GOLD INVESTING prices twice jumped to $1270 per ounce on Friday, first as the US military bombed Assad-regime facilities in Syria after this week's chemical weapons attack on Idlib, and then as US jobs data said the world's largest economy added just 98,000 jobs in March.
Both times, wholesale gold investing bars then retreated to $1264 per ounce – the late-February peak now called “key resistance” by several price-chart analysts.
Way below economists' forecasts of 180,000 non-farm payrolls growth for last month, the Bureau of Labor Statistics'
first estimate was barely half the average March addition of the last 7 years, since the global financial crisis of 2008-2009.
The jobless rate fell however to 4.5% last month, the lowest level since the US housing slowdown began hitting hedge funds betting on
subprime mortgage investment bonds in May 2007.
Investing in gold futures and options had already spiked the price up to $1269 per ounce overnight, adding nearly $20 per ounce inside 1 hour of the US airstrikes in Syria, authorised by the new US President's sudden U-turn against the Assad regime.
Chinese gold prices extended their premium over London bullion quotes to $12.75 per ounce at Shanghai's
afternoon 'fixing' benchmark, offering the strongest incentive this week to new imports into the world No.1 consumer nation.
“The 200-day Moving Average at $1259 has proved significant resistance for gold,” said a technical analysis from French investment bank Societe Generale yesterday, also highlighting the multi-month peak of 6 weeks ago, some $5 above there.
Looking back to that late-February high, “The formation of a Double Top on hourly charts further gives evidence [that] $1259/1264 remains a key level,” the note said.
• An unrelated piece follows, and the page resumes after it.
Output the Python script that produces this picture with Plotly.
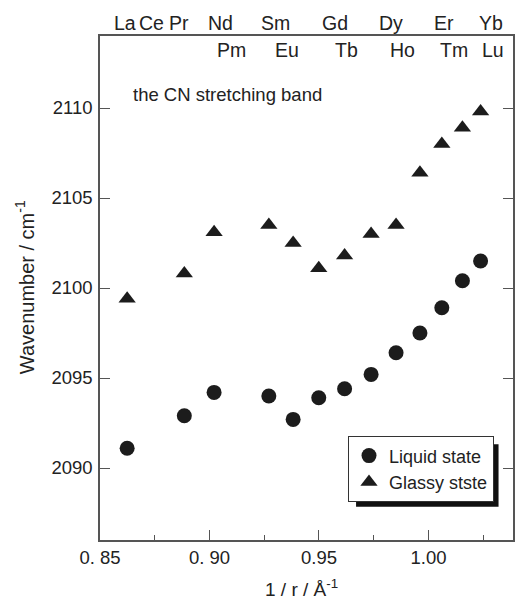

“Undoubtedly,” added Russia's Foreign Ministry, “the US military action is
an attempt to distract attention from…actions conducted by the US-led coalition [in which] hundreds of civilians have been killed and a humanitarian catastrophe has been gathering pace.”
In London,
“Where will it all end?” asked former UKIP leader and Brexit victor Nigel Farage – now a radio talk-show host in London, rather than UK ambassador to Washington as Trump had suggested – saying that “Whatever Assad's sins, he is secular,” as opposed to religious-inspired terrorists.
Welcoming the US action after this week's Sarin gas attack on civilians in Syria's opposition-held city of Idlib, foreign minister Mevlut Cavusoglu of neighboring Turkey – formerly the world
No.4 gold buying nation, now down to 6th – meantime said he
“[won't be] diplomatic at all” in telling the United States it needs to stop supporting Kurdish separatists the YPG, also now fighting ISIS in the Syrian conflict.
Even with Russia and the US split, “You've got two superpowers competing over a terrorist organization,” Cavusoglu said.
“If our allies leave us alone in the fight against [Kurdish] terrorism…we'll continue on our own.”
Following last year's failed coup attempt in Ankara, Turkey on April 16 will hold a controversial referendum on giving President Erdogan sweeping new powers.
Opinion polls currently show
a 53.3% vote for 'No' nationwide, but 'Yes' rises to 70% in Erdogan's key support-base region of Central Anatolia.